Task to carry out: In the listing below, locate the line with "Recreate this image" and the line with "</script></body></html>", then output both and everything between them exactly, minus any pictures.

Listing:
━━━━━━━━━━━━━━━━

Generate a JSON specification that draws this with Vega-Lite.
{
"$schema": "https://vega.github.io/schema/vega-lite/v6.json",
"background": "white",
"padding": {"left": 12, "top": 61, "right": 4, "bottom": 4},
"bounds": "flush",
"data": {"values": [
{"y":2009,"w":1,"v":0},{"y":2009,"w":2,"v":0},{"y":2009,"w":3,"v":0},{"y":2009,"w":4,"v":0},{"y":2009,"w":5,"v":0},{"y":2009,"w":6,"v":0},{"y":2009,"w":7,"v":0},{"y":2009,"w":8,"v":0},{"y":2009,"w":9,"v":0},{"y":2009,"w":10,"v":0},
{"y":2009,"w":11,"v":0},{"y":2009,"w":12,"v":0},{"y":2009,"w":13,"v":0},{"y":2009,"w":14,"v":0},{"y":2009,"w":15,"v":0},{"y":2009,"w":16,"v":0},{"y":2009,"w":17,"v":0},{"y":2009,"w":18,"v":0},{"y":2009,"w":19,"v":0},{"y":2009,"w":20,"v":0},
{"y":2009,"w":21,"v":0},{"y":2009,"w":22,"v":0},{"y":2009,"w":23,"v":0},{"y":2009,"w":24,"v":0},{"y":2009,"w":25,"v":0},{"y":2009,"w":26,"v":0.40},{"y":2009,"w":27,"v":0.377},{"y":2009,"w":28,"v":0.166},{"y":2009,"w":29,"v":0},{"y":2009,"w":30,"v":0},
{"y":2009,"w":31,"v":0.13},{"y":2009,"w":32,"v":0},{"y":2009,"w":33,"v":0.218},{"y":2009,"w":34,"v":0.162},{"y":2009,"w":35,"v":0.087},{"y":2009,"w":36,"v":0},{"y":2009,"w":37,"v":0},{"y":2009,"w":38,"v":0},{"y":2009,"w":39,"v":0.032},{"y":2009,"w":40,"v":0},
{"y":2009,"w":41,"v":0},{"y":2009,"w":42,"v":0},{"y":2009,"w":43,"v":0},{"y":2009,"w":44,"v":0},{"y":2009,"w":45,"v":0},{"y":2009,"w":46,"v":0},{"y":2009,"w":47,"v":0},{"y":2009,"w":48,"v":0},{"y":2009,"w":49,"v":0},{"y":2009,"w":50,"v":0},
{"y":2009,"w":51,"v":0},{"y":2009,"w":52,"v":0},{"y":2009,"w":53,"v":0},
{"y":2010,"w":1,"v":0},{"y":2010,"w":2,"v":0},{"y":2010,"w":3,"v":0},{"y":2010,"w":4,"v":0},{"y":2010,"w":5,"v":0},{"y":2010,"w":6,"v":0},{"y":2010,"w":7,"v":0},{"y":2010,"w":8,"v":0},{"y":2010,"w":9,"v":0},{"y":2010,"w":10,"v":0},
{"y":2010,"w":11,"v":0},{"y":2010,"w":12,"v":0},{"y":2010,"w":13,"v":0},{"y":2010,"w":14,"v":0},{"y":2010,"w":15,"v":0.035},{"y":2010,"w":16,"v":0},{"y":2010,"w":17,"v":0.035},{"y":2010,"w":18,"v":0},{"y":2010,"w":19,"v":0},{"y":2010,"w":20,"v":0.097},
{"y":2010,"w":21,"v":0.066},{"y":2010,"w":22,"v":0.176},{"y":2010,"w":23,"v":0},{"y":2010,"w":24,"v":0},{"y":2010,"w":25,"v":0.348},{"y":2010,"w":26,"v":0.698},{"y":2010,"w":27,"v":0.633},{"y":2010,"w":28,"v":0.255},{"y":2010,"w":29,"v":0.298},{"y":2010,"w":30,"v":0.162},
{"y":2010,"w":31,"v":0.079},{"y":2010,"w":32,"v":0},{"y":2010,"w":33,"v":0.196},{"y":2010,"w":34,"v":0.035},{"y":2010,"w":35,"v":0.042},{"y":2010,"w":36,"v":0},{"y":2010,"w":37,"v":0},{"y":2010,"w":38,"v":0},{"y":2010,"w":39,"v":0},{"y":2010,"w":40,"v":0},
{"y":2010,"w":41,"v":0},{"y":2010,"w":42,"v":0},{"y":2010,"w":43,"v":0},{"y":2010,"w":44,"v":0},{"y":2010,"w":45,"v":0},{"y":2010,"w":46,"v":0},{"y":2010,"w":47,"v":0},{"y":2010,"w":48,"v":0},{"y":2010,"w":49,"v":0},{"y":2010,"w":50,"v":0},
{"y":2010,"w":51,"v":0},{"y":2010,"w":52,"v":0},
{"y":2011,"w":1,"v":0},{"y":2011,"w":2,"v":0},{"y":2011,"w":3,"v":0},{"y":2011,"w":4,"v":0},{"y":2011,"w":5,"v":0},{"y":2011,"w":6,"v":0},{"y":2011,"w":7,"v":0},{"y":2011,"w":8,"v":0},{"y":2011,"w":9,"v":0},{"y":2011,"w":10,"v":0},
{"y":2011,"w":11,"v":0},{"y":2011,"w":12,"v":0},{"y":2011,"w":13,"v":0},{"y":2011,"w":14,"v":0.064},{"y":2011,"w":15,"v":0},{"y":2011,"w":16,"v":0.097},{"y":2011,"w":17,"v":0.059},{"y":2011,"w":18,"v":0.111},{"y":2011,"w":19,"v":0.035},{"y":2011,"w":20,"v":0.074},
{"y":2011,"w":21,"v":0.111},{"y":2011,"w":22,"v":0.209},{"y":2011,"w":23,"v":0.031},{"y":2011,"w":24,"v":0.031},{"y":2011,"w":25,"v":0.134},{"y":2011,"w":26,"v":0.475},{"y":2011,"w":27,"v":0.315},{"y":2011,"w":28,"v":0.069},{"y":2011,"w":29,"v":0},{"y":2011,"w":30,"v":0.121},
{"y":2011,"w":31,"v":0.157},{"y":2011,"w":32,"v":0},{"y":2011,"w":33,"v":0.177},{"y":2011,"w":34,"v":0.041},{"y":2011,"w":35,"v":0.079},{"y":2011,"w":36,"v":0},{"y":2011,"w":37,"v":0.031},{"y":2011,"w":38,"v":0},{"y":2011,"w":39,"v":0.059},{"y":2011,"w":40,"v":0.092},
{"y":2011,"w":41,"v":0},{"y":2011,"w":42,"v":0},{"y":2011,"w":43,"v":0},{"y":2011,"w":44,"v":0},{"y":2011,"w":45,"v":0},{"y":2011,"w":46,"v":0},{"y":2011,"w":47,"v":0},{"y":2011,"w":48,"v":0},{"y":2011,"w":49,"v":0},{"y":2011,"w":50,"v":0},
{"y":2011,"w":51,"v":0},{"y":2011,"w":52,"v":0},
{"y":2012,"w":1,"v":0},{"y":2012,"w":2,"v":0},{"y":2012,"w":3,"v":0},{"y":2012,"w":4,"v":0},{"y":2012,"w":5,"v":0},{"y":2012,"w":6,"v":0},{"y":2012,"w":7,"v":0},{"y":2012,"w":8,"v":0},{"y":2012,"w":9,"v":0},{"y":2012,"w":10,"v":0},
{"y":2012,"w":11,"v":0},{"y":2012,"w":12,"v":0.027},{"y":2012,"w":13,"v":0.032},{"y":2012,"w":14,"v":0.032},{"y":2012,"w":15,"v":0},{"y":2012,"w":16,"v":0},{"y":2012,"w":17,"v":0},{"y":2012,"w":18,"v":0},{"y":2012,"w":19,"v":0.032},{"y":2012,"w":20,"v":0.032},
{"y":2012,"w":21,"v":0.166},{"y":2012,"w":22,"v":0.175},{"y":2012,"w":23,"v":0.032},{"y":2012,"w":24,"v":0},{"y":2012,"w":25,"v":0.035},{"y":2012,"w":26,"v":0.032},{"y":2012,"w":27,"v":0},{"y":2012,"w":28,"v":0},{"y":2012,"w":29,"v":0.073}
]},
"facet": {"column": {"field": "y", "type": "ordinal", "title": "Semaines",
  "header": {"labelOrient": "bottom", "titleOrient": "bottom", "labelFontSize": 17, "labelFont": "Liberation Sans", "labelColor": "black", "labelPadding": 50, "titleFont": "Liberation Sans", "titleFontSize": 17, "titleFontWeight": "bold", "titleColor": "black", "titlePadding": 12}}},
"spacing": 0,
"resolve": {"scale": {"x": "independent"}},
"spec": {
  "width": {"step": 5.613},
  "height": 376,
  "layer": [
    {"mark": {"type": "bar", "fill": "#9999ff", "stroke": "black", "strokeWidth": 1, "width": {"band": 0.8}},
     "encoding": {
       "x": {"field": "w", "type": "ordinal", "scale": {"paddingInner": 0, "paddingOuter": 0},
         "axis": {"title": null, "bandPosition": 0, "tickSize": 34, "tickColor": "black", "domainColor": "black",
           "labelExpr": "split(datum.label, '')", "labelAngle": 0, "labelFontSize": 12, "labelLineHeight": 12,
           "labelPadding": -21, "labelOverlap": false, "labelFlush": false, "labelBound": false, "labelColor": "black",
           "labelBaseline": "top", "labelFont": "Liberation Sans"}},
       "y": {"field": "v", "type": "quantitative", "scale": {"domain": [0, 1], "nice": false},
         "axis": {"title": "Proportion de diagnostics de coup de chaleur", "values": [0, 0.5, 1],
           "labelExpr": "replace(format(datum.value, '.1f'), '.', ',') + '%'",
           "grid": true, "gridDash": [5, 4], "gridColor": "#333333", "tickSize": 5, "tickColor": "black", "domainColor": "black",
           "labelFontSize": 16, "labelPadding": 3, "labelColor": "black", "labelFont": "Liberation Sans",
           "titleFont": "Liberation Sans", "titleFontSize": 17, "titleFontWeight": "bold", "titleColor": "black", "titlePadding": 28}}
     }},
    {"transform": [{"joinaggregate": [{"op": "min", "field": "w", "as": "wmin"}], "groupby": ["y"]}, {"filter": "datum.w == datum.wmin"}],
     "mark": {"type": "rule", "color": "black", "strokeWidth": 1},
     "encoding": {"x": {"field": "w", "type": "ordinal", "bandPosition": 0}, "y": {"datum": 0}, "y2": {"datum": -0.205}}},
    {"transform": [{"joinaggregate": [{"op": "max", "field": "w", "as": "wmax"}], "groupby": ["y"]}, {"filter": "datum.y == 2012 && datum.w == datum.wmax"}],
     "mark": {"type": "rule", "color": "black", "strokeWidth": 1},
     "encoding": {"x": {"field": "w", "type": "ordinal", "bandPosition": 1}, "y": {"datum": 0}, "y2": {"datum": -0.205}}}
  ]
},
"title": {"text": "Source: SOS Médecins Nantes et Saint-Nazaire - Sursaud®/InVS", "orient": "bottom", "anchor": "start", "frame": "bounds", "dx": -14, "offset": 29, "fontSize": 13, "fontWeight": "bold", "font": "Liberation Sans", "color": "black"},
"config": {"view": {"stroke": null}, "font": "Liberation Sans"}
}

━━━━━━━━━━━━━━━━

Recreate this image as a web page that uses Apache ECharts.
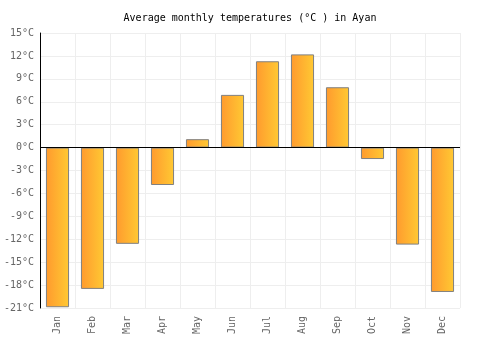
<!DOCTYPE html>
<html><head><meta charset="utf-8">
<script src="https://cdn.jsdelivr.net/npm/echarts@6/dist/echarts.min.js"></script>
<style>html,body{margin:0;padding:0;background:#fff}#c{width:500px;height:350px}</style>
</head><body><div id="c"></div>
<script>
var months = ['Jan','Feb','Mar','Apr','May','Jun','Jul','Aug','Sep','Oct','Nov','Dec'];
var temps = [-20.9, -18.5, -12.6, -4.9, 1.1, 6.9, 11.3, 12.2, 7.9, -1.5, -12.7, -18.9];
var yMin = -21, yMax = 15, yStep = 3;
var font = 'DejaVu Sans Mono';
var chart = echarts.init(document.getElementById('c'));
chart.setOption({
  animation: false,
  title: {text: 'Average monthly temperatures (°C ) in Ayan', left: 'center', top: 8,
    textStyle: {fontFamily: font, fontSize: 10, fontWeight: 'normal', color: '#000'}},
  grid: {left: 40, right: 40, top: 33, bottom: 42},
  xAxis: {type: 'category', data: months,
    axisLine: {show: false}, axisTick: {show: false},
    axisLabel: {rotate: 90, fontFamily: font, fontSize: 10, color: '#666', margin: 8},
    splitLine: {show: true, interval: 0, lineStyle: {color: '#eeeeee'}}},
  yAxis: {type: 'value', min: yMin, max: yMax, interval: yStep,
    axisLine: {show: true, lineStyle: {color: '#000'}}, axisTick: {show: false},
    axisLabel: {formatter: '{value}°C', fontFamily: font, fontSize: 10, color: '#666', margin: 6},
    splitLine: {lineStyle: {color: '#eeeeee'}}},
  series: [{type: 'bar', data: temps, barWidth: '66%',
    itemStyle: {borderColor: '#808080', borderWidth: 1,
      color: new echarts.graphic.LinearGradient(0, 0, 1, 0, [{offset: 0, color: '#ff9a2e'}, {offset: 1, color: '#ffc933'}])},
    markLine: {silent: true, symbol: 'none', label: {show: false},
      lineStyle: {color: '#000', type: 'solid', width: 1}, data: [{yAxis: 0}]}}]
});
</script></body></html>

━━━━━━━━━━━━━━━━

Output:
Recreate this image as a web page that uses Apache ECharts.
<!DOCTYPE html>
<html><head><meta charset="utf-8">
<script src="https://cdn.jsdelivr.net/npm/echarts@6/dist/echarts.min.js"></script>
<style>html,body{margin:0;padding:0;background:#fff}#c{width:500px;height:350px}</style>
</head><body><div id="c"></div>
<script>
var months = ['Jan','Feb','Mar','Apr','May','Jun','Jul','Aug','Sep','Oct','Nov','Dec'];
var temps = [-20.9, -18.5, -12.6, -4.9, 1.1, 6.9, 11.3, 12.2, 7.9, -1.5, -12.7, -18.9];
var yMin = -21, yMax = 15, yStep = 3;
var font = 'DejaVu Sans Mono';
var chart = echarts.init(document.getElementById('c'));
chart.setOption({
  animation: false,
  title: {text: 'Average monthly temperatures (°C ) in Ayan', left: 'center', top: 8,
    textStyle: {fontFamily: font, fontSize: 10, fontWeight: 'normal', color: '#000'}},
  grid: {left: 40, right: 40, top: 33, bottom: 42},
  xAxis: {type: 'category', data: months,
    axisLine: {show: false}, axisTick: {show: false},
    axisLabel: {rotate: 90, fontFamily: font, fontSize: 10, color: '#666', margin: 8},
    splitLine: {show: true, interval: 0, lineStyle: {color: '#eeeeee'}}},
  yAxis: {type: 'value', min: yMin, max: yMax, interval: yStep,
    axisLine: {show: true, lineStyle: {color: '#000'}}, axisTick: {show: false},
    axisLabel: {formatter: '{value}°C', fontFamily: font, fontSize: 10, color: '#666', margin: 6},
    splitLine: {lineStyle: {color: '#eeeeee'}}},
  series: [{type: 'bar', data: temps, barWidth: '66%',
    itemStyle: {borderColor: '#808080', borderWidth: 1,
      color: new echarts.graphic.LinearGradient(0, 0, 1, 0, [{offset: 0, color: '#ff9a2e'}, {offset: 1, color: '#ffc933'}])},
    markLine: {silent: true, symbol: 'none', label: {show: false},
      lineStyle: {color: '#000', type: 'solid', width: 1}, data: [{yAxis: 0}]}}]
});
</script></body></html>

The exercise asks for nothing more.